October 1, 1973 Paul R. Lehman

font size decrease font size increase font size

Do students learn more under a pass/fail grading system, freed from the pressure of traditional grades? What does a grade of A really mean? Can essay tests be graded as reliably as objective tests? Is it fair to include optional questions on essay tests? Not one of these questions can be answered simply or definitively, yet they are representative of the many and varied questions that have confronted college and university faculty members in recent years. It is the purpose of this article to raise a few questions such as these, comment on related research or opinion, and perhaps point out a few principles which can help the individual instructor arrive at evaluation procedures to meet his needs and the needs of his students.

One of the most remarkable developments in higher education in recent years has been the widespread acceptance of pass/fail grading. According to a 1971 study, 61% of 1,301 member institutions of the American Association of Collegiate Registrars and Admissions Officers were using some form of pass/fail or credit/no-credit grading in at least some courses, and 2% were using pass/fail exclusively.¹ The advantages claimed for pass/fail are that the student is relatively free of anxiety, that he is able to explore the subject matter in his own way, and that he is able to investigate unfamiliar academic fields without risking his grade-point average (GPA). The disadvantages are that the student may do less work and that the system fails to distinguish between varying levels of achievement, except for those who fail.
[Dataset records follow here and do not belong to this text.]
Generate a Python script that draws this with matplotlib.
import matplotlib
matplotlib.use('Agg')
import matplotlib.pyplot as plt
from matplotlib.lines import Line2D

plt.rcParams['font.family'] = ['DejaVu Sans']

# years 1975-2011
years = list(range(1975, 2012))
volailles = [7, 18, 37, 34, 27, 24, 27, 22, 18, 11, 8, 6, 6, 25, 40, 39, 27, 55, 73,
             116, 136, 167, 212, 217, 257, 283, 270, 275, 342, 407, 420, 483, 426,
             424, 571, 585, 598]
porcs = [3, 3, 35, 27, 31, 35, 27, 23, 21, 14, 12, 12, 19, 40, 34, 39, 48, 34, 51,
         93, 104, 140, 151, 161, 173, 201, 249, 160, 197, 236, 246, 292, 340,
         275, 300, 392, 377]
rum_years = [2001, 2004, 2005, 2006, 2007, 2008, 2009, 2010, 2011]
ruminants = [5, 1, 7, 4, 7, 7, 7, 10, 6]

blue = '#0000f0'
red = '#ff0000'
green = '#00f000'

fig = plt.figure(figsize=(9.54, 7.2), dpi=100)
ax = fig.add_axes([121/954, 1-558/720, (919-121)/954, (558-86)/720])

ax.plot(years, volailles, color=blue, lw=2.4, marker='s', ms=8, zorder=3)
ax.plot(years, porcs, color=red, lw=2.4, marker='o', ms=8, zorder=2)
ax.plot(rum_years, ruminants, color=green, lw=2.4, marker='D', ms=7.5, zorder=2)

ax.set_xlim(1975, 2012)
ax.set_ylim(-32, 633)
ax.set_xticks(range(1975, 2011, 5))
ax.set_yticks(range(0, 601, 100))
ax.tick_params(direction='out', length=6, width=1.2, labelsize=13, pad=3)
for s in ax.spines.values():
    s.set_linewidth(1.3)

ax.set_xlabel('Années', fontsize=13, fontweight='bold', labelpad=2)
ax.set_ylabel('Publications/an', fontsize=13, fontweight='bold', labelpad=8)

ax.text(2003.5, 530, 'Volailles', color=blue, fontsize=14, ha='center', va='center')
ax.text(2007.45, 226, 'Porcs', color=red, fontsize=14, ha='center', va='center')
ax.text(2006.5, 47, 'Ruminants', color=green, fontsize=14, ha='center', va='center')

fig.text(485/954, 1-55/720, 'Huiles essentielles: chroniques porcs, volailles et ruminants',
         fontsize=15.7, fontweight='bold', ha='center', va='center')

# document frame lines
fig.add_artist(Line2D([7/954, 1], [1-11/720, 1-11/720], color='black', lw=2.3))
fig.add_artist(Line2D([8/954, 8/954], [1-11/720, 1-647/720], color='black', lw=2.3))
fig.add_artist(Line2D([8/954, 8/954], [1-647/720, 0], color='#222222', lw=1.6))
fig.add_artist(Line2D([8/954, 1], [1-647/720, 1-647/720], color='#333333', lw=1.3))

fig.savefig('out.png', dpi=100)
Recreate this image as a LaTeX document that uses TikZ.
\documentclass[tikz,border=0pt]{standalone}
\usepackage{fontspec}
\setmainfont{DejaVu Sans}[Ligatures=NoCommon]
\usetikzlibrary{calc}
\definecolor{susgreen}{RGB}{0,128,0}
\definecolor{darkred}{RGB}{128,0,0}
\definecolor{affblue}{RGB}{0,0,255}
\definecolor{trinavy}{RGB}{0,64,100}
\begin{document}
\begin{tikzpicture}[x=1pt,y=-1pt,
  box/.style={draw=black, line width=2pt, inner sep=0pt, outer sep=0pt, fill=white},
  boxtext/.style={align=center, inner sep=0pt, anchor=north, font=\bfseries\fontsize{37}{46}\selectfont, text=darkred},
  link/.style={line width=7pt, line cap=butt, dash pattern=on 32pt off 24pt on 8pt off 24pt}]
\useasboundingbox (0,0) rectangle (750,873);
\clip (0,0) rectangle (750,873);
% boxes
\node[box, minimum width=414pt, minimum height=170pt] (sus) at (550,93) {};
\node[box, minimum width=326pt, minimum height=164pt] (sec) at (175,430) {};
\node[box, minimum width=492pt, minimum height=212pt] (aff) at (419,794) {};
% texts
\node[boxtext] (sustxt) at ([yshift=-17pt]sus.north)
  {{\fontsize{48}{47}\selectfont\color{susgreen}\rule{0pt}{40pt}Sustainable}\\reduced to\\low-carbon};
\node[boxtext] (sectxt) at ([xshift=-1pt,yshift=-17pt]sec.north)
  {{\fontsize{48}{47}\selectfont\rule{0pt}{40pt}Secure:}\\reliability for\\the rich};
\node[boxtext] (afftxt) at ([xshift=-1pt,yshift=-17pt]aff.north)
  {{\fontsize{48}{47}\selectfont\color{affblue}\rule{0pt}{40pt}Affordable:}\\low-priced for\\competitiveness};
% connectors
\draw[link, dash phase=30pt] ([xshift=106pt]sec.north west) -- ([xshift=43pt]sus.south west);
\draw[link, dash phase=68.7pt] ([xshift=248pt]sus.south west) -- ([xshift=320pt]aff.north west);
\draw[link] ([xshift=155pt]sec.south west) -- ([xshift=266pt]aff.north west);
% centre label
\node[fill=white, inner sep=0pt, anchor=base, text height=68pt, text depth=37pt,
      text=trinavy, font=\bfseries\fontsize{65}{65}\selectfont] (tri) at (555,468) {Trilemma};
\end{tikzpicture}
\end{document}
Although the research evidence is still meager, there are some indications that the advantages of pass/fail have been overestimated. In one study only 9% of the students electing pass/fail courses did so in order to explore new academic fields; 87% reported that their reason was to devote more study time to other courses or to avoid the risk of a low grade in a difficult course. Lower motivation was reported by 32% as compared with graded courses.² Further, there is evidence that transfer students and graduate school applicants with large numbers of pass/fail courses on their records may face difficulties or delays. When some but not all of the grades of a prospective transfer student are non-traditional, 36% of the institutions surveyed accept such credit without question, while 31% request further information concerning the quality of the applicant's work, 9% place a limit on such credits, and 22% have not yet developed policies.³

The fundamental difficulty is that despite all their weaknesses grades do make it possible to make distinctions among individuals based on their relative achievement. Since these distinctions are for the most part obliterated under the sweeping designation of "pass," this mark simply fails to convey information and thus does not satisfactorily serve the function that a grade should serve. Further, many professors regard it as unfair to the student who would otherwise achieve a high grade to group him in the same category with the student who would otherwise achieve a low but passing grade.

It has been claimed that students would learn best of all in the absence of any evaluation whatever. This claim is inherently incapable of validation but is unlikely to be taken seriously.

Still, there is some merit in the rationale for pass/fail grading, and there are no doubt occasions when it may be quite sufficient. The danger is that at some future time when the individual is competing with his peers, as, for example, in applying to a graduate school, it may be found that pass/fail grades are of little help and the decision may be based partially on criteria even less valid than traditional grades. Of the 530 graduate and professional schools responding, 26% reported that admission is jeopardized or delayed if the applicant's undergraduate transcript contains a substantial number of non-traditional grades. Another 21% reported that admission is not jeopardized or delayed, 16% reported that the policy varies among departments, and 37% claimed that no policy had yet been established.⁴ If the student is in a terminal program or is unlikely to need meaningful grades to assist him in subsequent selection processes or to document his achievement, pass/fail may be adequate. But under these conditions the question itself may be superfluous.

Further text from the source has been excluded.